A mother has pulled off the road, where she sits behind the wheel in the driver's seat. But the car isn't going anywhere. Instead, mom is taking a moment to herself, trying to get her thoughts and energy together.
In the meanwhile, her daughter Tai waits, asking if she can have another piece of gum. But really, she wants her mom to be a mom: to play with her, pay attention to her, and go home. But the mother must pull herself together before she attends to the next task in her life as a parent and a young woman.
Written and directed by Maya Cozier, this gorgeous, beautifully crafted short drama is more a portrait of a parent and child than a conventional narrative, with its filmmaking offering an immersive sensorial experience focused on textures, sights and sounds.

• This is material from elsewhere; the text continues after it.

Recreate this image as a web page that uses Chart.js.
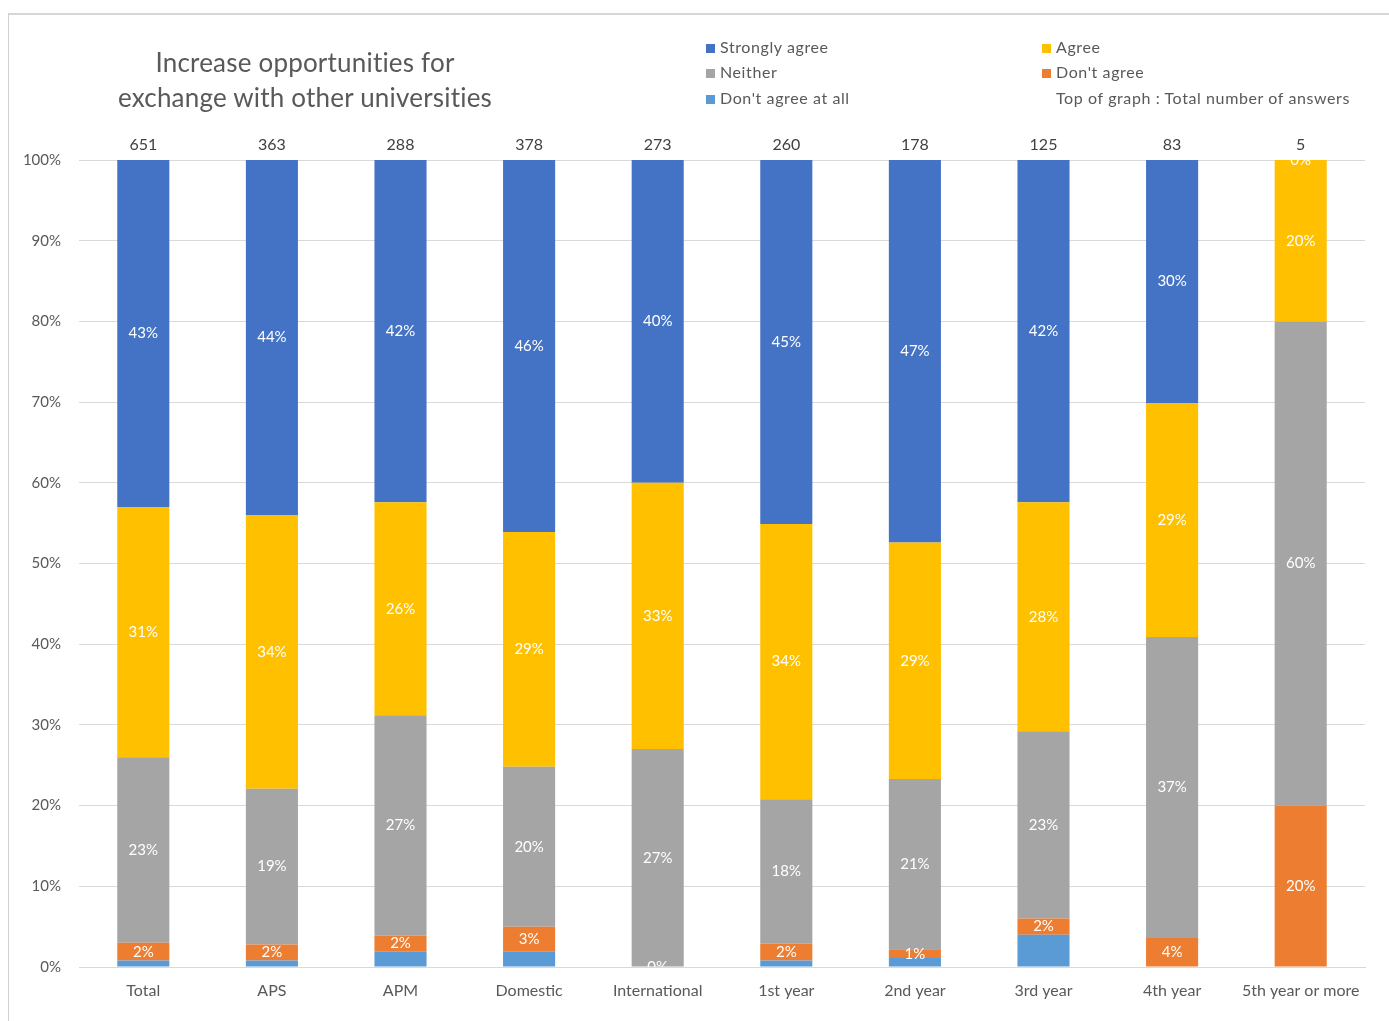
<!DOCTYPE html>
<html><head><meta charset="utf-8">
<script src="https://cdn.jsdelivr.net/npm/chart.js@4"></script>
<style>
html,body{margin:0;padding:0;background:#fff;}
#wrap{position:relative;width:1389px;height:1021px;overflow:hidden;font-family:Lato,"Open Sans",sans-serif;}
#frame{position:absolute;left:8px;top:13px;width:1400px;height:1100px;border-top:2px solid #d6d6d6;border-left:1px solid #d0d0d0;box-sizing:border-box;}
canvas{position:absolute;left:0;top:0;}
#title{position:absolute;left:80px;width:450px;top:45px;text-align:center;font-size:26px;line-height:35px;color:#595959;letter-spacing:0.2px;}
.lg{position:absolute;font-size:16px;color:#595959;line-height:18px;white-space:nowrap;letter-spacing:0.6px;}
.lg i{display:inline-block;width:9px;height:9px;margin-right:5px;vertical-align:0px;}
</style></head>
<body><div id="wrap">
<div id="frame"></div>
<canvas id="c" width="1389" height="1021"></canvas>
<div id="title">Increase opportunities for<br>exchange with other universities</div>
<div id="legend"></div>
</div>
<script>
const categories = ["Total","APS","APM","Domestic","International","1st year","2nd year","3rd year","4th year","5th year or more"];
const totals = [651,363,288,378,273,260,178,125,83,5];
const dontAgreeAtAll = [0.8,0.8,1.9,1.9,0,0.8,1.1,4.0,0,0];
const dontAgree      = [2.2,2.0,2.0,3.1,0,2.1,1.1,2.0,3.6,20];
const neither        = [23.0,19.3,27.3,19.8,27,17.9,21.1,23.2,37.3,60];
const agree          = [31.0,33.9,26.4,29.1,33,34.1,29.3,28.4,29.0,20];
const stronglyAgree  = [43.0,44.0,42.4,46.1,40,45.1,47.4,42.4,30.1,0];
const yTicks = [0,10,20,30,40,50,60,70,80,90,100];

const series = [
  {label:"Don't agree at all", data:dontAgreeAtAll, color:'#5b9bd5', showLabel:false},
  {label:"Don't agree", data:dontAgree, color:'#ed7d31', showLabel:true},
  {label:"Neither", data:neither, color:'#a5a5a5', showLabel:true},
  {label:"Agree", data:agree, color:'#ffc000', showLabel:true},
  {label:"Strongly agree", data:stronglyAgree, color:'#4472c4', showLabel:true}
];

// legend (HTML)
const legendItems = [
  ["Strongly agree",'#4472c4',706,38],["Agree",'#ffc000',1042,38],
  ["Neither",'#a5a5a5',706,63],["Don't agree",'#ed7d31',1042,63],
  ["Don't agree at all",'#5b9bd5',706,89],["Top of graph : Total number of answers",null,1042,89]
];
const lg = document.getElementById('legend');
legendItems.forEach(([t,c,x,y])=>{
  const d=document.createElement('div');d.className='lg';d.style.left=x+'px';d.style.top=y+'px';
  d.innerHTML=(c?'<i style="background:'+c+'"></i>':'<i style="background:transparent"></i>')+t;
  lg.appendChild(d);
});

const labelPlugin = {
  id:'segLabels',
  afterDatasetsDraw(chart){
    const ctx=chart.ctx, ca=chart.chartArea;
    ctx.save();
    ctx.beginPath();ctx.rect(ca.left,ca.top,ca.right-ca.left,ca.bottom-ca.top);ctx.clip();
    ctx.font='15px Lato, "Open Sans", sans-serif';
    ctx.fillStyle='#ffffff';ctx.textAlign='center';ctx.textBaseline='middle';
    chart.data.datasets.forEach((ds,di)=>{
      if(!series[di].showLabel) return;
      const meta=chart.getDatasetMeta(di);
      meta.data.forEach((bar,i)=>{
        const v=ds.data[i];
        const yc=(bar.y+bar.base)/2;
        ctx.fillText(Math.round(v)+'%',bar.x,yc);
      });
    });
    ctx.restore();
    ctx.save();
    ctx.font='16px Lato, "Open Sans", sans-serif';
    ctx.fillStyle='#404040';ctx.textAlign='center';ctx.textBaseline='middle';
    const meta=chart.getDatasetMeta(0);
    meta.data.forEach((bar,i)=>{ctx.fillText(String(totals[i]),bar.x,ca.top-15);});
    ctx.restore();
  }
};

new Chart(document.getElementById('c'),{
  type:'bar',
  data:{labels:categories,datasets:series.map(s=>({label:s.label,data:s.data,backgroundColor:s.color,borderWidth:0,barPercentage:0.405,categoryPercentage:1}))},
  options:{
    responsive:false,animation:false,
    layout:{padding:{left:0,right:24,top:160,bottom:0}},
    plugins:{legend:{display:false},title:{display:false},tooltip:{enabled:false}},
    scales:{
      x:{stacked:true,grid:{display:false,drawTicks:false},border:{color:'#d9d9d9',width:1},
         ticks:{color:'#595959',font:{family:'Lato',size:16},padding:14,maxRotation:0,autoSkip:false},
         afterFit(s){s.height=54;}},
      y:{stacked:true,min:0,max:100,
         afterBuildTicks(s){s.ticks=yTicks.map(v=>({value:v}));},
         grid:{color:'#d9d9d9',drawTicks:false},border:{display:false},
         ticks:{color:'#595959',font:{family:'Lato',size:15},padding:18,callback:v=>v+'%'},
         afterFit(s){s.width=79;}}
    }
  },
  plugins:[labelPlugin]
});
</script>
</body></html>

The cinematography and composition, capturing the warm, bleached landscape of an almost idyllic setting, are exquisite: these are images so evocative, you can imagine the way they smell.
The focus on the sensory isn't just poetic for poetics' sake -- it captures the way that mother and daughter are suspended in a moment of exhaustion, with the daughter waiting patiently for her mother to rejoin her in the present moment. True to the main character, the dialogue is spare, with most of it coming from the daughter, who doesn't quite understand what is going on with her mom. Questions begin to emerge: why are they out in the car so long, and why don't they go home?
Young performer Kayleigh Carmino-Greene plays Tai with a natural appeal, with her impatience and confusion unforced and understated, while actor Shana Fernandez plays her unnamed mother as both lovingly warm but also overwhelmed and exhausted. When Tai gets restless and squirms and finally asserts herself, locking her mother out of the car, her mother gets overwhelmed and gives up. But that clues Tai into the seriousness of her mother's fatigue, and a larger despair that's overtaken her.
One of the unspoken dictates about motherhood is never letting a child see any worry, anxiety or suffering on a parent's part; many parents feel the pressure of having to be strong and stoic in front of their children. Yet mothers and children often share so much time and proximity that a child inevitably notices a parent's moods or struggles. "Bubble Gum" is a vignette that presents a child's perspective in the situation, when she sees her mother's vulnerability and humanness after a small but pointed power struggle. This moment changes the daughter's understanding of her mother and may be a small but poignant moment of change. We may not know exactly why mother and child exiled themselves from home for a while, or what's going on with the parents -- we're restricted entirely to what the child knows -- but in the end, they embark on their journey once more, perhaps having returned to themselves and one another before returning home.